During Donald Trump's transition to the White House, Eric Bolling was reportedly in the running for a job in the Commerce Department. He just landed a gig that is even better for him — and for Trump.
Bolling, a former commodities trader and New York Mercantile Exchange board member, will launch his own show on Fox News on May 1, giving him a big platform from which to cheer on the president.
And he will most certainly be cheering. Bolling was an early and enthusiastic Trump supporter and has a book coming out in June called “The Swamp: Washington's Murky Pool of Corruption and Cronyism and How Trump Can Drain It.”
Bolling is currently part of the ensemble cast of “The Five,” which will move from 5 p.m. to 9 p.m. Tucker Carlson, now in the 9 p.m. slot, will take over the 8 p.m. hour vacated by Bill O'Reilly, who is leaving the network after an advertiser exodus prompted by sexual-harassment allegations that he denies. As of next month, Bolling will host the 5 p.m. slot.
Bolling's promotion is a win for Trump and the latest sign that Fox News's lineup is becoming even more favorable to the president than it was during the general election. Bolling will presumably be joined by network contributors and guests with different takes, but with him leading the commentary, the 5 p.m. hour is about to be more Trump-friendly.
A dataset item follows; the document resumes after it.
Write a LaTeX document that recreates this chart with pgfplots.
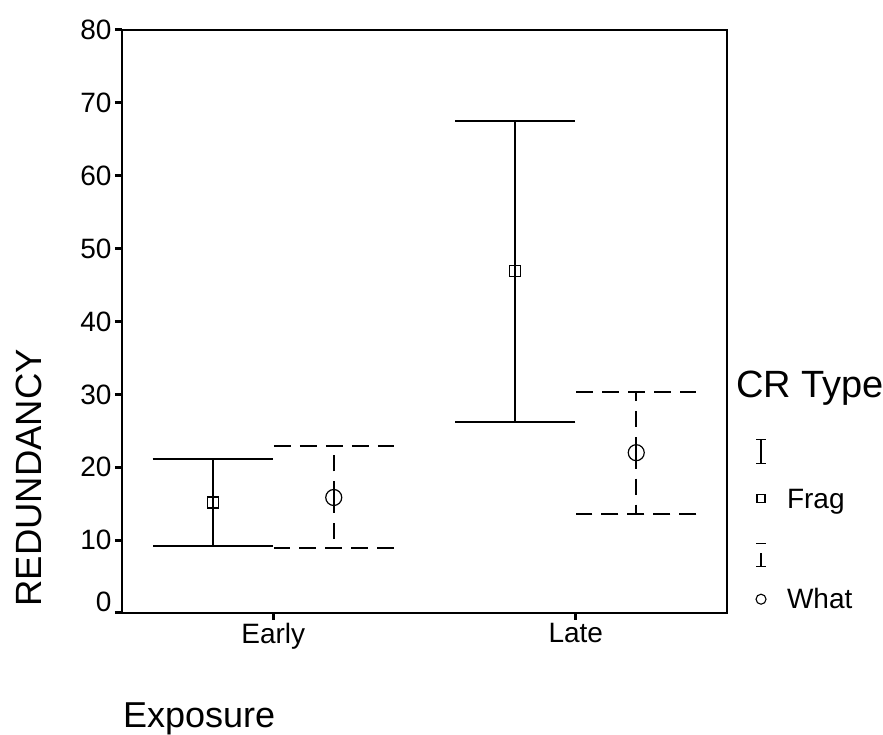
\documentclass[border=0pt]{standalone}
\usepackage{pgfplots}
\pgfplotsset{compat=1.18}
\usepackage{fontspec}
\setmainfont{Liberation Sans}
\begin{document}
\begin{tikzpicture}
\begin{axis}[
  name=ax,
  scale only axis, width=605pt, height=583pt,
  xmin=0.5, xmax=2.5, ymin=0, ymax=80,
  clip=false,
  xtick={1,2}, xticklabels={Early,Late},
  ytick={10,20,...,80},
  extra y ticks={0},
  extra y tick style={yticklabel style={yshift=11pt}},
  tick pos=left, tick align=outside,
  major tick length=7pt,
  every tick/.style={black, line width=3pt},
  major tick style={black, line width=3pt},
  axis line style={line width=1.6pt},
  /pgf/number format/assume math mode=true,
  ticklabel style={font=\fontsize{28}{32}\selectfont},
  xlabel={Exposure}, ylabel={REDUNDANCY},
  xlabel style={font=\fontsize{36}{42}\selectfont, at={(axis description cs:-0.004,-0.197)}, anchor=base west},
  ylabel style={font=\fontsize{36.5}{42}\selectfont, at={(axis description cs:-0.127,0.005)}, anchor=south west},
  legend style={at={(axis description cs:1.046,0.295)}, anchor=north west,
    draw=none, fill=none, inner sep=0pt, font=\fontsize{28}{32}\selectfont,
    row sep=28pt, column sep=20pt,
    nodes={inner sep=0pt, text height=17pt, text depth=5pt}},
  legend cell align=left,
  error bars/error bar style={line width=1.6pt},
]
% Frag
\addplot[forget plot, only marks, line width=1.6pt, mark=square, mark size=5.5pt,
  mark options={solid, line width=1.2pt},
  error bars/.cd, y dir=both, y explicit,
  error bar style={line width=1.6pt, solid},
  error mark options={rotate=90, line width=1.6pt, mark size=60pt, solid}]
  coordinates {(0.8,15.16) += (0,5.94) -= (0,5.99)
               (1.8,46.9) += (0,20.6) -= (0,20.7)};
% What
\addplot[forget plot, only marks, line width=1.6pt, mark=o, mark size=8pt,
  mark options={solid, line width=1.2pt},
  error bars/.cd, y dir=both, y explicit,
  error bar style={line width=1.6pt, dash pattern=on 16pt off 10pt},
  error mark options={rotate=90, line width=1.6pt, mark size=60pt, dash pattern=on 17pt off 9pt}]
  coordinates {(1.2,15.85) += (0,7.1) -= (0,6.92)
               (2.2,22.0) += (0,8.3) -= (0,8.4)};

\addlegendimage{legend image code/.code={
  \draw[overlay, solid, line width=1.2pt] (6pt,-11pt)--(6pt,13pt) (1pt,13pt)--(11pt,13pt) (1pt,-11pt)--(11pt,-11pt);
  \path[draw=none, fill=none] (0pt,0pt) rectangle (12pt,0pt);}}
\addlegendentry{}
\addlegendimage{legend image code/.code={
  \draw[overlay, solid, line width=1.1pt] (2pt,0pt) rectangle (10pt,8pt);
  \path[draw=none, fill=none] (0pt,0pt) rectangle (12pt,0pt);}}
\addlegendentry{Frag}
\addlegendimage{legend image code/.code={
  \draw[overlay, solid, line width=1.2pt] (6pt,-14pt)--(6pt,-1pt) (1pt,9pt)--(11pt,9pt) (1pt,-14pt)--(11pt,-14pt);
  \path[draw=none, fill=none] (0pt,0pt) rectangle (12pt,0pt);}}
\addlegendentry{}
\addlegendimage{legend image code/.code={
  \draw[overlay, solid, line width=1.1pt] (6pt,3pt) circle (5pt);
  \path[draw=none, fill=none] (0pt,0pt) rectangle (12pt,0pt);}}
\addlegendentry{What}

\node[anchor=base west, font=\fontsize{38}{44}\selectfont, inner sep=0pt]
  at (axis description cs:1.015,0.370) {CR Type};
\end{axis}
\pgfresetboundingbox
\path[use as bounding box] ([xshift=-122pt,yshift=-122pt]ax.south west) rectangle ++(883pt,735pt);
\end{tikzpicture}
\end{document}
In prime time, Carlson is a bigger Trump booster than O'Reilly, who occasionally offered harsh commentary and used his rapport with the billionaire to slip some tough questions into interviews. “The Five” — a rotating panel to comprise Juan Williams, Dana Perino, Greg Gutfeld, Jesse Watters, Bob Beckel and Kimberly Guilfoyle — will provide mixed views but figures to be more pro-Trump overall than Megyn Kelly's program was in the same time slot.
More broadly, the tone of Fox News commentary on Trump has warmed dramatically since the Republican primary, when Trump was so infuriated by the network's critical coverage that he briefly boycotted all shows and refused to participate in a debate that featured Kelly as one of three moderators.
Bolling, however, has been on Trump's side since the beginning of the campaign, and he rivals Sean Hannity for loyalty. On the day after Trump entered the race, at a time when many political commentators — even conservative ones — panned his debut speech as offensive and unserious, Bolling went to bat for him. (“Went to bat” is a fitting metaphor, by the way, because Bolling was drafted by the Pittsburgh Pirates in 1984. He hit .184 in one minor-league season.)
“Look, I'm not Donald Trump's spokesperson,” Bolling said on June 17, 2015, “but I will tell you I understand where he's coming from. We need to get tough with China. We need to get tough with all the other countries that are dumping their goods into America without any fees.”
By July of that pre-election year, Bolling was referring to himself as “a fan” of Trump. Like any good fan, Bolling can rationalize almost anything that the object of his fandom does.
When Trump, in a wild exaggeration, claimed later in the primary that “thousands and thousands” of New Jersey Muslims celebrated on rooftops as the World Trade Center collapsed on Sept. 11, 2001, Bolling gave him a pass.
“Whether or not it was a thousand, thousands, a few hundred, a handful, who cares?” he asked on “The Five.” “There were Muslims.”
“I remember video,” Bolling insisted. “I don't remember if it was Pakistan or Patterson.”
Gutfeld informed him that it was Pakistan and said the number matters, but Bolling disagreed.
“It doesn't really matter,” he said, “because I know there were Muslims and Muslim groups who were happy that the World Trade Center came down.”
In March, after the failure of a Republican health-care bill, Bolling argued that “this is a win for Donald Trump” — even though Trump had backed the ill-fated legislation.
“It may look like a loss,” Bolling said, “and the Democrats are going to paint it like a loss, but it's a changing of the guard.”
He blamed the bill's failure on House Speaker Paul Ryan and Senate Majority Leader Mitch McConnell and reasoned that a defeat for “the establishment, old-school Republicans in D.C.” amounted to a win for Trump, who — again — was on Ryan and McConnell's team.
There is no such thing as a loss for Trump.
Bolling also is willing to heap undeserved credit on Trump, as he did earlier this month when comparing economic benchmarks such as the average home value and unemployment rate in the first quarter of Trump's presidency with those in the first quarter of Barack Obama's.
“Look at these numbers,” Bolling said. “It's insane.”
Perino countered that the comparison was “so unfair,” and Gutfeld pointed out that the improvement “is essentially all from Obama,” since early-term economic figures are more indicative of the conditions a president inherits than those he has helped to create.
“You could actually change it to Obama and Bush,” Perino added — and she was George W. Bush's press secretary.
On his new show, Bolling won't have to worry about fact-checks and pesky context from Perino and Gutfeld. That is great news for Trump.